George Steinbrenner, in an interview with the Bergen Record last week, stated that if the Yankees were unable to get past the Indians, he could not see bringing Torre back.
Joe Torre has been one of the most successful managers in baseball history.
He has managed the Yankees since 1996, making the playoffs every season, winning the ALCS six times, and taking home four World Championships.
He has won over 2,000 games as a manager—not only for the Yankees, but also with the Mets, Braves, and Cardinals.
Joe Torre’s managerial style is what has allowed him to be successful in New York. He has been able to handle the press and protect his players from undue scrutiny. He has made the Yankees' clubhouse a safe haven from media distraction, thus allowing the players to play up to their capabilities.
His style and his success as a manager have earned him support from both current and former Yankees. Players that have publicly come to his defense this week include Derek Jeter, Roger Clemens, and Jorge Posada.
Free agents-to-be Mariano Rivera and Andy Pettitte have stated that Torre's status will have an impact on whether they return to the Yankees in 2008.
Torre has also received support from his coaching staff. Bench coach Don Mattingly—a possible frontrunner for Torre’s job should he leave—has stated publicly that Torre is one of the best men he has worked with.
All this support might mean little, though.
This isn't the first time Steinbrenner has been on the verge of firing Torre.
After last year’s first-round loss, there was a great deal of speculation as to whether Torre would return for 2007.
When the Yankees were seven games under .500 at the end of May, there were rumors that Torre was on the chopping block until he received a statement of support from the Boss.
Mattingly was recruited by Steinbrenner to join the Yankees as the hitting coach in 2003. He was moved up to bench coach after Joe Girardi left to manage the Florida Marlins.

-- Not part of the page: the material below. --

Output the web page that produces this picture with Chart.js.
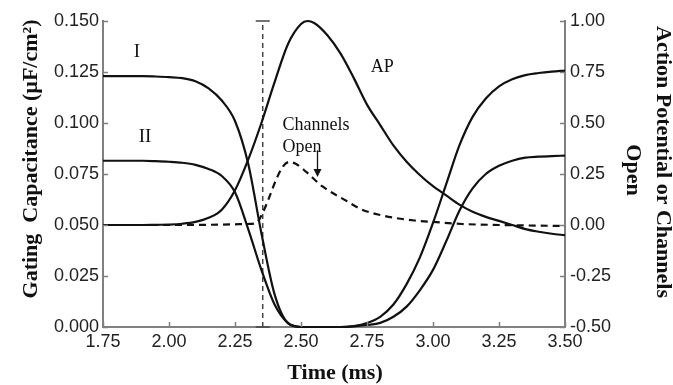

Mattingly's experience as bench coach puts him in great position to move into the role of manager if Torre leaves.
Another likely successor is Girardi. A New York favorite, Girardi was a member of the 1996 Yankees' championship team. He served as the Yankees bench coach under Torre for the 2005 season.
Girardi went on to manage the Florida Marlins in 2006, a team with over 20 rookies and a $14 million dollar payroll. Girardi lead the Marlins to within two games of the playoffs, winning the NL manager of the year in the process.
Few managers can brag about the kind of success Torre has had. Unfortunately, the Yankees' inability to get out of the first round of the playoffs in recent years has led some to suspect that the Yankees have hit a wall with Torre at the helm.
I tend to agree.
While I love what Torre has done for the Yankees, I think it’s time to bring in a passionate, fiery, and most of all young manager to motivate the fresh talent coming into Bronx.